Transformative Learning for Social Work

Learning For and In Practice

ISBN 9781137542359
Publication Date July 2016
Formats Paperback 
Publisher Palgrave

Learning and self-development is a continuous process for social workers, and practitioners must keep abreast of new knowledge, guidance and legislation in order to keep growing professionally.

In this innovative text, an expert group of authors from a range of academia and practice settings highlights the importance of traditional approaches to learning, such as reflective practice and motivation, and introduces more contemporary methods such as coaching, service user participation and developing digital competence.

Strongly practical in its approach, the book enables the reader to engage with the content in bite-size pieces, encouraging them to learn in whatever way works best for them.
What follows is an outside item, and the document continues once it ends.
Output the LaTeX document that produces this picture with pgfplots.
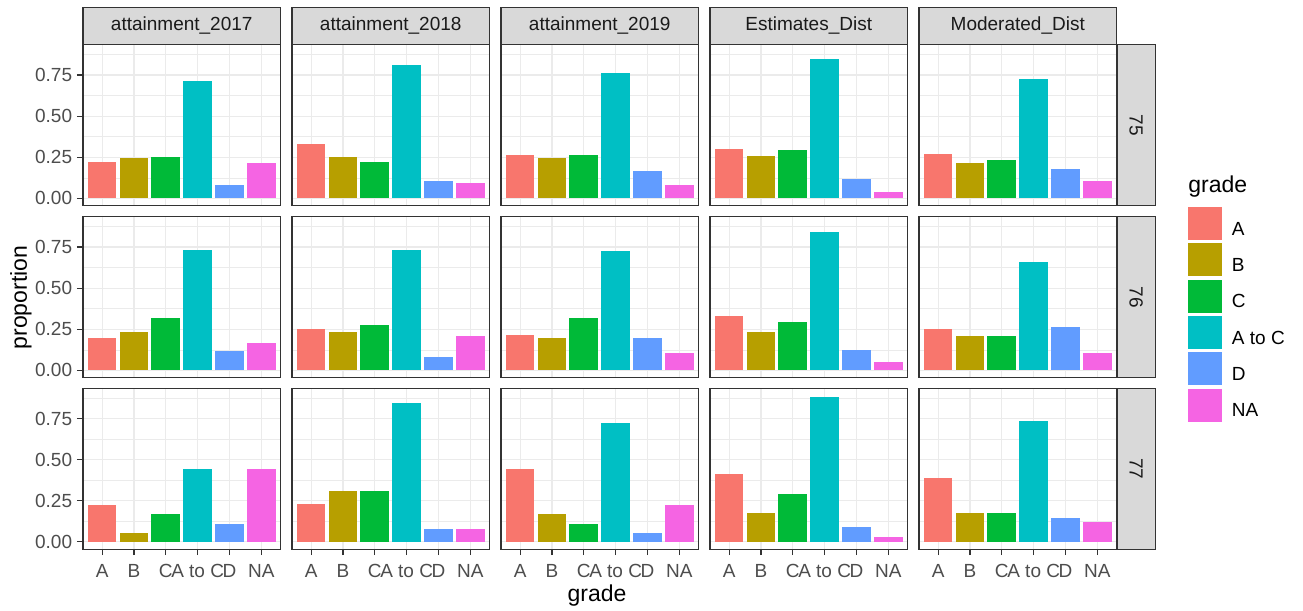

Features include:

• Over 40 reflective tools, exercises and templates that can be used by learners and educators independently or in groups, in the classroom or the workplace
• A wealth of case material to illustrate key points
• An inspiring collection of first-hand narratives from social workers learning and developing in the field.

This is an invaluable resource for educators and a must-read sourcebook for learners – be they students, newly qualified social workers or practitioners wishing to attend to their own professional development.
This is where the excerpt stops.